Recreation in Wilderness does have some problems. Popular whitewater rafting rivers must be regulated via a permit system to avoid crowding and over-use, and they still get hammered. Airstrips in Wilderness bring rich clients and heavy impacts. Outfitter camps bring in large groups and trample the trails with pack strings of mules and horses and leave large caches of gear and heavily impacted camp sites. Popular backcountry campsites, often near lakes, are frequently strewn with multiple large fire rings of scorched rocks and wood ash. Trailheads can be crowded and overflowing. Human waste disposal in Wilderness is an ongoing nightmare, with pack it out requirements in many popular areas.
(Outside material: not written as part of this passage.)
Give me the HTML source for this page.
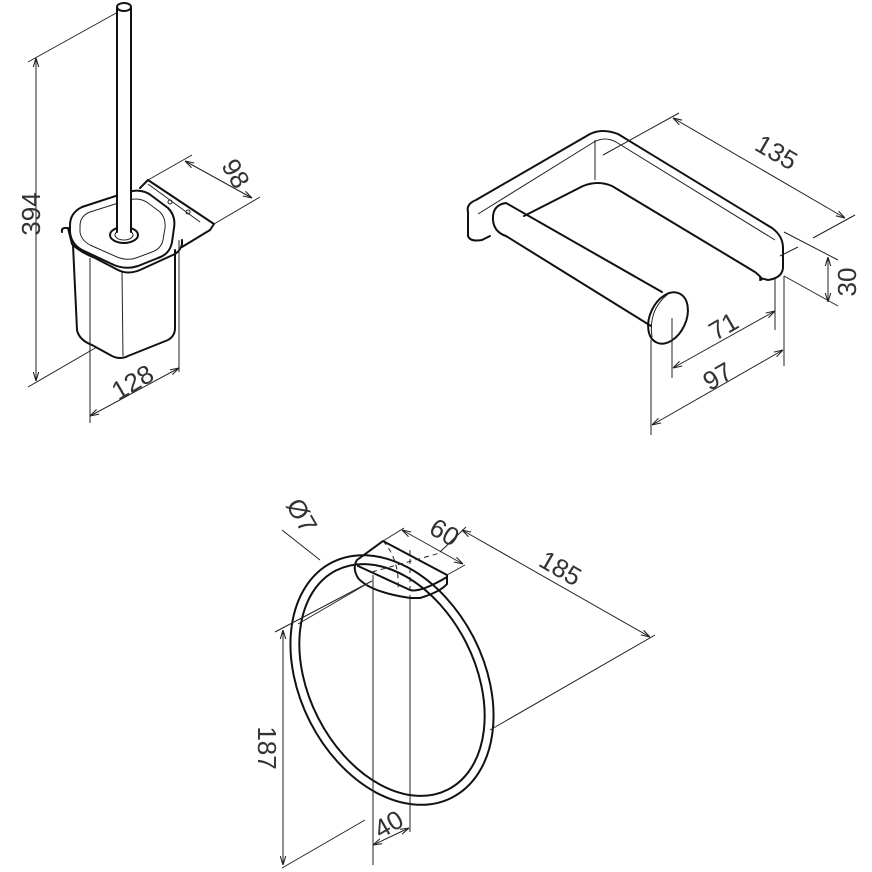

Anti-Wilderness groups like the so-called Sustainable Trails Coalition seek federal legislation to overturn the ban on bicycles in Wilderness, claiming they are human-powered and therefore appropriate. But bicycles are clearly mechanical and their fast potential speed does not fit in. Bicyclists claim they are “locked out” of wilderness when it is only their machines that are kept out.

Trespass in Wilderness by people on thrillcraft – mountain bikes, snowmobiles, snow motorcycles, dirt bikes and four wheelers – is a growing threat. A Forest Service with an ever shrinking budget and shifting priorities does not put a lot of resources toward patrolling Wilderness nor catching trespassers.

Wilderness enthusiasts like Gallatin Yellowstone Wilderness Alliance seek to keep Wilderness from becoming just a glorified, scenic outdoor gymnasium filled with thrill-seeking, adrenaline-fueled funhogs.

Ultimately, Wilderness offers a recreational experience available nowhere else – one free of motors and fast-paced transportation. Wilderness gives people a chance to experience primitive, undeveloped landscapes where nature still holds sway. It also encourages self-reliance, where you are on your own to keep yourself happy and safe.

Future Wilderness must be designed and managed to deemphasize the human presence and to give nature that chance it needs to thrive. Our recreation can and should blend with the wild world in ways we understand and in others we have yet to imagine.